La France ne déposerait pas suffisamment de brevets d’invention comparativement aux autres grandes nations, le Protocole de Londres encouragerait le dépôt de brevets, cet argument est d’une totale naïveté !

Le faible nombre de dépôts de brevets d’invention en France est, avant tout, la conséquence de l’absence d’un enseignement spécifique en matière de brevets dispensé dans les écoles d’ingénieurs. La propriété industrielle n’est souvent qu’une sous option facultative de l’enseignement alors qu’elle devrait être obligatoire.

Nos ingénieurs, nos chercheurs n’ont pas la culture du brevet car on ne la leur enseigne pas ! Cela n’a rien à voir avec la question du coût des traductions.

Les arguments en faveur du Protocole de Londres fondent comme neige au soleil pour tout esprit objectif et honnête.

On ne voit pas ce que les entreprises françaises y gagneraient, en revanche, on voit ce qu’elles y perdraient en se plaçant en position de faiblesse concurrentielle vis-à-vis des multinationales américaines entre autres qui nous imposeraient la multiplication de dépôts de brevet à charge pour les entreprises françaises de les traduire pour éviter d’être poursuivies pour contrefaçon.
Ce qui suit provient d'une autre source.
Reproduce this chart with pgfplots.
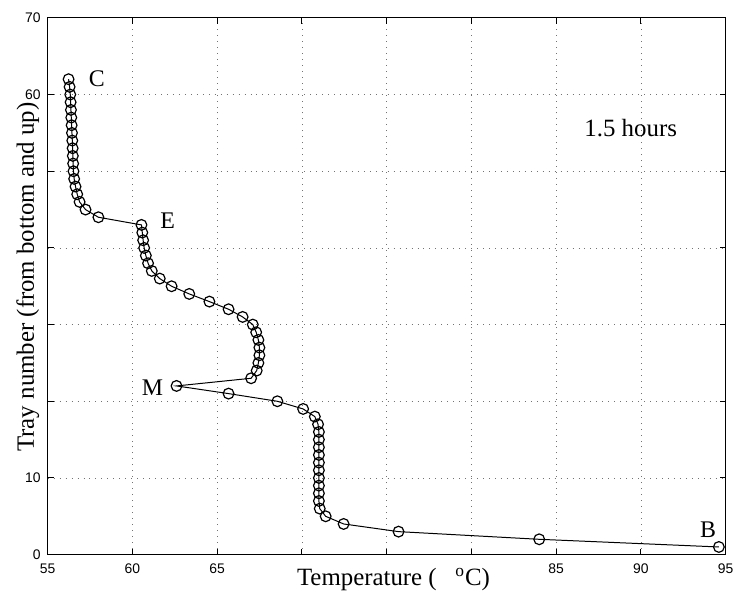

Enfin, subir une avalanche de brevets en langues étrangères essentiellement rédigés en anglais, c’est explicitement renoncer à l’accession en langue française de l’innovation, c’est se placer dans un rapport de vassalité à l’égard du Puissant, alors même que la diversité linguistique revient avec force comme l’expression même de l’identité et de la liberté des peuples.

Le Protocole de Londres est non seulement contraire à nos intérêts économiques mais il incarne une vision obsolète du monde, celui du tout « globish ».


  [1] Il s’agit de renoncer à la traduction de la description du brevet qui permet à l’homme de l’art de dupliquer l’invention.